Oops, too much Rust for me :)
> > I can easily imagine that LLVM might optimize this into:
> >
> > // Uh oh!
> > unsigned long *a, b;
> > b = *a;
> > if is_valid(*a) { // <- this was "optimized"
> > // do stuff
> > }
>
> Well, compiler would not do anything, since it wouldn't compile :-) But
> sure, that is valid transform.
>
> > the argument being that you used an ordinary load of `a`, so it can be
> > assumed that there are no concurrent writes, so both reads are
> > guaranteed to return the same value.
> >
> > So if `a` might be concurrently modified, then we are unhappy.
> >
> > Of course, if *a is replaced with an atomic load such as READ_ONCE(a) an
> > optimization would no longer occur.
>
> Stop using atomic for this. Is not atomic.
>
> Key here is volatile, that indicates value can change outside of scope
> and thus re-load is not valid. And I know C language people hates
> volatile, but there it is.
Well, don't complain to me about this. I sent a patch to add READ_ONCE()/
WRITE_ONCE() impls for Rust and was told to just use atomics instead,
see: https://lwn.net/Articles/1053142/
> > // OK!
> > unsigned long *a, b;
> > b = READ_ONCE(a);
> > if is_valid(b) {
> > // do stuff
> > }
> >
> > Now consider the following code:
> >
> > // Is this ok?
> > unsigned long *a, b;
> > memcpy(a, &b, sizeof(unsigned long));
> > if is_valid(b) {
> > // do stuff
> > }
>
> Why the hell would you want to write that? But sure. I think similar but
> less weird example would be with structures, where value copies end up
> being similar to memcpy.
I mean sure, let's say that it was a structure or whatever instead of a
long. The point is that the general pattern of memcpy, then checking the
bytes you copied, then use the bytes you copied, is potentially
susceptible to this exacty optimization.
> And in that case, you can still use volatile and compiler must not do
> silly.
What you mean by "volatile" here is the same as what this patch means
when it says "per-byte atomic". If you agree that a "volatile memcpy"

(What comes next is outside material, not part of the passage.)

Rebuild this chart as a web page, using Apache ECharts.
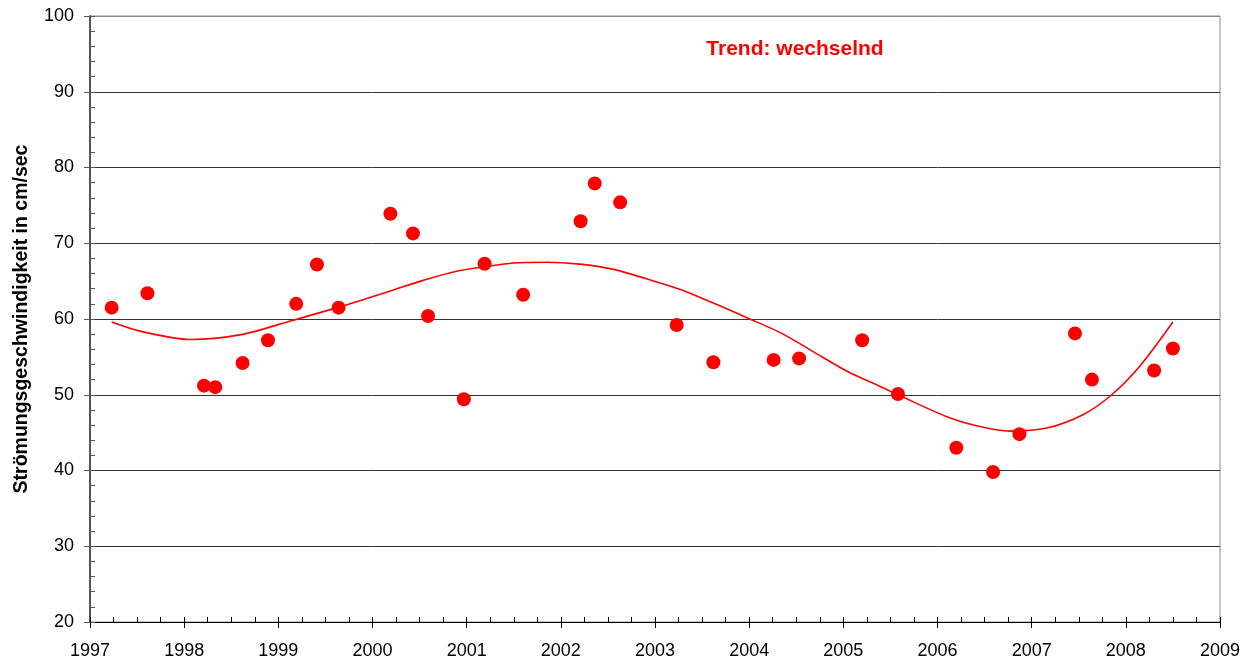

would be a good idea to use in this scenario, then it sounds like you
agree with the patch except for its naming / terminology.
> > If LLVM understands the memcpy in the same way as how it understands
> >
> > b = *a; // same as memcpy, right?
> >
> > then by above discussion, the memcpy is not enough either. And Rust
> > documents that it may treat copy_nonoverlapping() in exactly that way,
> > which is why we want a memcpy where reading the values more than once is
> > not a permitted optimization. In most discussions of that topic, that's
> > called a per-byte atomic memcpy.
> >
> > Does this optimization happen in the real world? I have no clue. I'd
> > rather not find out.
>
> OK, but none of this has anything to do with atomic or byte-wise.
>
> The whole byte-wise thing turns out to be about not allowing
> out-of-thin-air. Nothing should ever allow that.
It's not just about out-of-thin-air, it's also the kind of optimization
I mentioned.
> Anyway, normal userspace copies don't suffer this because accessing
> userspace has enough magical crap around it to inhibit this optimization
> in any case.
>
> If its a shared mapping/DMA, you'd typically end up with barriers
> anyway, and those have a memory clobber on them which tell the compiler
> reloads aren't good.
>
> So I'm still not exactly sure why this is a problem all of a sudden?
I mean, this is for `struct page` specifically. If you have the struct
page for a page that might also be mapped into a userspace vma, then the
way to perform a "copy_from_user" operation is to:
1. kmap_local_page()
2. memcpy()
3. kunmap_local()
Correct me if I'm wrong, but my understanding is that on 64-bit systems,
kmap/kunmap are usually complete no-ops since you have enough address
space to simply map all pages into the kernel's address space. Not even
a barrier - just a `static inline` with an empty body.
Alice